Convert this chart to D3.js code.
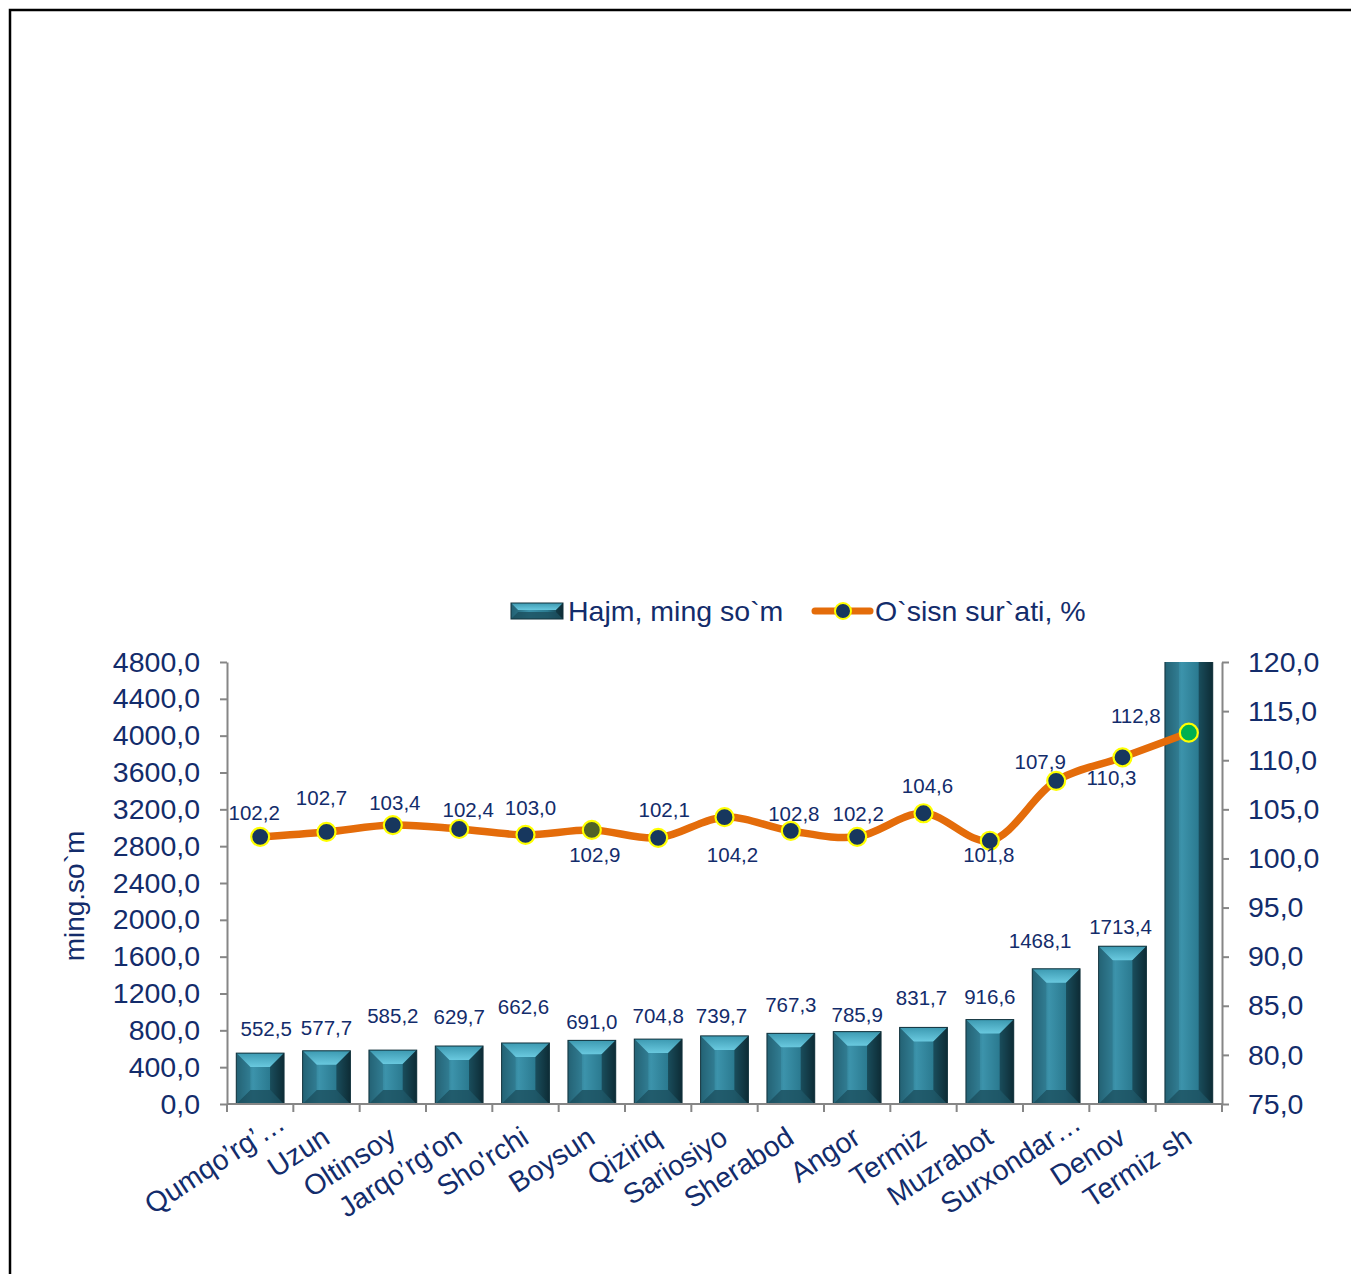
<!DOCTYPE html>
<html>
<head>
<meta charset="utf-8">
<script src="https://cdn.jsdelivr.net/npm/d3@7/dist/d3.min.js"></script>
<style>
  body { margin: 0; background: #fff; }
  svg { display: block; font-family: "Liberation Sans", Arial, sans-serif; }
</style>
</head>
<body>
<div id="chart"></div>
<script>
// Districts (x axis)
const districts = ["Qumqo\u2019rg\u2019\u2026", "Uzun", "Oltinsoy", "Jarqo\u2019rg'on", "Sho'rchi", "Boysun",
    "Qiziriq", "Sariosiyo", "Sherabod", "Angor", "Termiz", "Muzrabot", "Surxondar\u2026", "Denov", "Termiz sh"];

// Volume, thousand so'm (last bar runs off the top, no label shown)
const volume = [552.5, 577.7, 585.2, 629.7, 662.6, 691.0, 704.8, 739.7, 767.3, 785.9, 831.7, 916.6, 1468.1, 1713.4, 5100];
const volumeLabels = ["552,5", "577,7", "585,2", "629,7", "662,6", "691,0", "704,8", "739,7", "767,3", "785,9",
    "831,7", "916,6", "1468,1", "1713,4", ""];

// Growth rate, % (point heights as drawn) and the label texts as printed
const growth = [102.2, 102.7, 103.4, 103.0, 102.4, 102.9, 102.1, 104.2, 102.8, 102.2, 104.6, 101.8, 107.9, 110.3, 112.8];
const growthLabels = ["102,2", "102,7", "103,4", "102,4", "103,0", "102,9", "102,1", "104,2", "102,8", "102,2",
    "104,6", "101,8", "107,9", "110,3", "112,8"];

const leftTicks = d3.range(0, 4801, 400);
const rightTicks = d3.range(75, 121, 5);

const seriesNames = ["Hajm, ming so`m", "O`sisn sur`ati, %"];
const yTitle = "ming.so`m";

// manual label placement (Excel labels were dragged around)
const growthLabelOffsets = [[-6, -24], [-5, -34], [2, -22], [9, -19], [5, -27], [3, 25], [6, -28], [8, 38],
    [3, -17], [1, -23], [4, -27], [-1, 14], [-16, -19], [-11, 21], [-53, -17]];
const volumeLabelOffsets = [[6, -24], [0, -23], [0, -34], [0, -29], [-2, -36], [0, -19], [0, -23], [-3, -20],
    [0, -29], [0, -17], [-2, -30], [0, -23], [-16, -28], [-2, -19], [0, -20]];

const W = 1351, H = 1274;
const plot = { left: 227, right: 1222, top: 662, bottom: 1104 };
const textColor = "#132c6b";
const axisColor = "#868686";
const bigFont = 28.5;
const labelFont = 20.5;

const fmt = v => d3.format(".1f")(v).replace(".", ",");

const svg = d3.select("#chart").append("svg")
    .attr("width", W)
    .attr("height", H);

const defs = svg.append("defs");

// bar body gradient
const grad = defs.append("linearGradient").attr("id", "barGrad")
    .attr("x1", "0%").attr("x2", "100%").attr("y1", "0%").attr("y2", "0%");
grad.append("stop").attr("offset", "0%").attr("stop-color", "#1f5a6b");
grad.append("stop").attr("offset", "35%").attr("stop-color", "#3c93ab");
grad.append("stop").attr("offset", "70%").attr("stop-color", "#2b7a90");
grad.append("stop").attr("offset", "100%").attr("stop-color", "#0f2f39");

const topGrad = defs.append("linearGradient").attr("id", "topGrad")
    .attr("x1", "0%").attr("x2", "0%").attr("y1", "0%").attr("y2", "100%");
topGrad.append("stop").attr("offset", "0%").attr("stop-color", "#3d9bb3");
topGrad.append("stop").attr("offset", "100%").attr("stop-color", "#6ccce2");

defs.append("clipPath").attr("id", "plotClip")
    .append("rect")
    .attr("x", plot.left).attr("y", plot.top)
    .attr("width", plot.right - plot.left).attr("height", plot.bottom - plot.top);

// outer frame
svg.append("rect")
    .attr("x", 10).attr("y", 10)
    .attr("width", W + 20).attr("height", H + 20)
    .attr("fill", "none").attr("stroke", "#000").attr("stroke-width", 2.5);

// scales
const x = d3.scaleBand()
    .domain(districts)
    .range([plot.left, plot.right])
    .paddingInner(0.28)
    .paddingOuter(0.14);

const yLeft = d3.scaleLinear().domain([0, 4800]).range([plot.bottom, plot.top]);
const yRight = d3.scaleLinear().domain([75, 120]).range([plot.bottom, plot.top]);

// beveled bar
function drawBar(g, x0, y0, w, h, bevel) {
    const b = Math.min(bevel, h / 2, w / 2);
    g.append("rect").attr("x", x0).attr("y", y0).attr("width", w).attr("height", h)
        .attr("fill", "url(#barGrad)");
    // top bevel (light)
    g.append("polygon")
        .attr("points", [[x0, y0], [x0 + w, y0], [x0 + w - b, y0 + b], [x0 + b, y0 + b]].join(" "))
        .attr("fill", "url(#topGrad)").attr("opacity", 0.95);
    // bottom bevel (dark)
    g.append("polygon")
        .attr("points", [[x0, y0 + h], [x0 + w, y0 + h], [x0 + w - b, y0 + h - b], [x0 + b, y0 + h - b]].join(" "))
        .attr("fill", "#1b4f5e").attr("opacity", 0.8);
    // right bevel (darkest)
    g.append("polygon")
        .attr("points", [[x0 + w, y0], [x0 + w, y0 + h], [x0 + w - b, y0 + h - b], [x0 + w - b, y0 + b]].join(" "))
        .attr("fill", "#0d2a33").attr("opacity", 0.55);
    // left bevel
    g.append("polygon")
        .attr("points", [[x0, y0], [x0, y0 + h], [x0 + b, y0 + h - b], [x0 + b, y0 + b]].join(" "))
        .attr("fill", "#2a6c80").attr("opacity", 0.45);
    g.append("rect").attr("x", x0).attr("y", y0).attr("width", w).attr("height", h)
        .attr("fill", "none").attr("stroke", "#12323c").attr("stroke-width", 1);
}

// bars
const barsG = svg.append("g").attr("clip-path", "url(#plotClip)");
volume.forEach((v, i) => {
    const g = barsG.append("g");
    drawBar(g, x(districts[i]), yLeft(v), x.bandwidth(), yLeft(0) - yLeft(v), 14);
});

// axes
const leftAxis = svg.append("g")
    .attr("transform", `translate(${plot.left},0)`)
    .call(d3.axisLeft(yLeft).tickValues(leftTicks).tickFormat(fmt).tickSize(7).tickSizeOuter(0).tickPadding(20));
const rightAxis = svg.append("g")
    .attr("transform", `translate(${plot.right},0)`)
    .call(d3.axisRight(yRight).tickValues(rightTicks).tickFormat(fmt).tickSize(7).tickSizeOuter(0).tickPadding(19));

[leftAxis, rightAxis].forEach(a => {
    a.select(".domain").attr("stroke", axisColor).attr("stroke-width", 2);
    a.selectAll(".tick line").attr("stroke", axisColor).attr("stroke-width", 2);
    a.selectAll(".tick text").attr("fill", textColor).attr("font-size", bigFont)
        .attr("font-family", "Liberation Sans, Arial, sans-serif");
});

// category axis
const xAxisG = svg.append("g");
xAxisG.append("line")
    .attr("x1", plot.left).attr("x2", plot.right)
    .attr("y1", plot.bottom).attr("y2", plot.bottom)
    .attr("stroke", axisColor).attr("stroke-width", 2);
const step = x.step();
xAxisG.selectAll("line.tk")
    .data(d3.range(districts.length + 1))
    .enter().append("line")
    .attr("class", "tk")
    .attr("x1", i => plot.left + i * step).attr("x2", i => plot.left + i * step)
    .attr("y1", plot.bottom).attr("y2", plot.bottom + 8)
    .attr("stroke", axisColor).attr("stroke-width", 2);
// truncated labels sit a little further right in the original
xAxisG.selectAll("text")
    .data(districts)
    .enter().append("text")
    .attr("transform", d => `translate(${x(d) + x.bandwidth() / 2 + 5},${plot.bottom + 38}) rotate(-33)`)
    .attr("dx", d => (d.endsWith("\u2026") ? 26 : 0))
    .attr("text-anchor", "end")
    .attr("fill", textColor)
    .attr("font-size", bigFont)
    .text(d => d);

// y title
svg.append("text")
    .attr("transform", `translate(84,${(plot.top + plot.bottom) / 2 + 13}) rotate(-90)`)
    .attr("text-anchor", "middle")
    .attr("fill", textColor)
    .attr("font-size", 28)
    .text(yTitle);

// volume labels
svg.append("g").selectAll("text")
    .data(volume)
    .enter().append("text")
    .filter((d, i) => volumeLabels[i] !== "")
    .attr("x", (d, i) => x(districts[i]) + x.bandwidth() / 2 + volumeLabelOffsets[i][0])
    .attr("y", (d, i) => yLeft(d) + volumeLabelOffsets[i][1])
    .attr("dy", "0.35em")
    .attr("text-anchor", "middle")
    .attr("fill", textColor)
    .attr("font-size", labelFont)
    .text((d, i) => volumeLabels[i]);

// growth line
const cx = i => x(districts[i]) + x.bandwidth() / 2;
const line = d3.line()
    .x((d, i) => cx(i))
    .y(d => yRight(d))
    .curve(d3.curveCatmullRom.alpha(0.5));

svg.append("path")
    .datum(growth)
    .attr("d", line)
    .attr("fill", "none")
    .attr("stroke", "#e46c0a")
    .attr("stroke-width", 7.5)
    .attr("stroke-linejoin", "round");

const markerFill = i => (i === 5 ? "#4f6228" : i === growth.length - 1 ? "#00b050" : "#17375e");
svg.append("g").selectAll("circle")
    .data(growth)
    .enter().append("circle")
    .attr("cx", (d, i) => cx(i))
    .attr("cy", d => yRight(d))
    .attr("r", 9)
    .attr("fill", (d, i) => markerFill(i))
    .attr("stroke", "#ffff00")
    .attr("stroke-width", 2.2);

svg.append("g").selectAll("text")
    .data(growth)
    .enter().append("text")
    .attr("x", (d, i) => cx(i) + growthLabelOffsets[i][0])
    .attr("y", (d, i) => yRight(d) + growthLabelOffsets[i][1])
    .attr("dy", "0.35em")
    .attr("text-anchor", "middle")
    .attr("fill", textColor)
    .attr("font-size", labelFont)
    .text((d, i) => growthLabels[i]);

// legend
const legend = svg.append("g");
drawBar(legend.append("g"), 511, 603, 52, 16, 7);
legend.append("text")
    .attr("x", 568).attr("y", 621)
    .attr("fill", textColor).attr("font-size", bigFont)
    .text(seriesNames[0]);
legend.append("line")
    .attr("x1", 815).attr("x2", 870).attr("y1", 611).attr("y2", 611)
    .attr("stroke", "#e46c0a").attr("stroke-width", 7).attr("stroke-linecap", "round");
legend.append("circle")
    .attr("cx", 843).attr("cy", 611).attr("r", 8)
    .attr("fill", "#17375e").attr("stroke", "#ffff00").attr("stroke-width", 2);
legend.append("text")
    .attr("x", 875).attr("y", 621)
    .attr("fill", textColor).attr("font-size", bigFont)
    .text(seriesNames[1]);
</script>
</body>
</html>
———
● **Written task**: Begin at the first line of the data above and repeat each line exactly, stopping after the line containing "-19], [0, -20]];". Omit the pictures.

● **Task answer**:
Convert this chart to D3.js code.
<!DOCTYPE html>
<html>
<head>
<meta charset="utf-8">
<script src="https://cdn.jsdelivr.net/npm/d3@7/dist/d3.min.js"></script>
<style>
  body { margin: 0; background: #fff; }
  svg { display: block; font-family: "Liberation Sans", Arial, sans-serif; }
</style>
</head>
<body>
<div id="chart"></div>
<script>
// Districts (x axis)
const districts = ["Qumqo\u2019rg\u2019\u2026", "Uzun", "Oltinsoy", "Jarqo\u2019rg'on", "Sho'rchi", "Boysun",
    "Qiziriq", "Sariosiyo", "Sherabod", "Angor", "Termiz", "Muzrabot", "Surxondar\u2026", "Denov", "Termiz sh"];

// Volume, thousand so'm (last bar runs off the top, no label shown)
const volume = [552.5, 577.7, 585.2, 629.7, 662.6, 691.0, 704.8, 739.7, 767.3, 785.9, 831.7, 916.6, 1468.1, 1713.4, 5100];
const volumeLabels = ["552,5", "577,7", "585,2", "629,7", "662,6", "691,0", "704,8", "739,7", "767,3", "785,9",
    "831,7", "916,6", "1468,1", "1713,4", ""];

// Growth rate, % (point heights as drawn) and the label texts as printed
const growth = [102.2, 102.7, 103.4, 103.0, 102.4, 102.9, 102.1, 104.2, 102.8, 102.2, 104.6, 101.8, 107.9, 110.3, 112.8];
const growthLabels = ["102,2", "102,7", "103,4", "102,4", "103,0", "102,9", "102,1", "104,2", "102,8", "102,2",
    "104,6", "101,8", "107,9", "110,3", "112,8"];

const leftTicks = d3.range(0, 4801, 400);
const rightTicks = d3.range(75, 121, 5);

const seriesNames = ["Hajm, ming so`m", "O`sisn sur`ati, %"];
const yTitle = "ming.so`m";

// manual label placement (Excel labels were dragged around)
const growthLabelOffsets = [[-6, -24], [-5, -34], [2, -22], [9, -19], [5, -27], [3, 25], [6, -28], [8, 38],
    [3, -17], [1, -23], [4, -27], [-1, 14], [-16, -19], [-11, 21], [-53, -17]];
const volumeLabelOffsets = [[6, -24], [0, -23], [0, -34], [0, -29], [-2, -36], [0, -19], [0, -23], [-3, -20],
    [0, -29], [0, -17], [-2, -30], [0, -23], [-16, -28], [-2, -19], [0, -20]];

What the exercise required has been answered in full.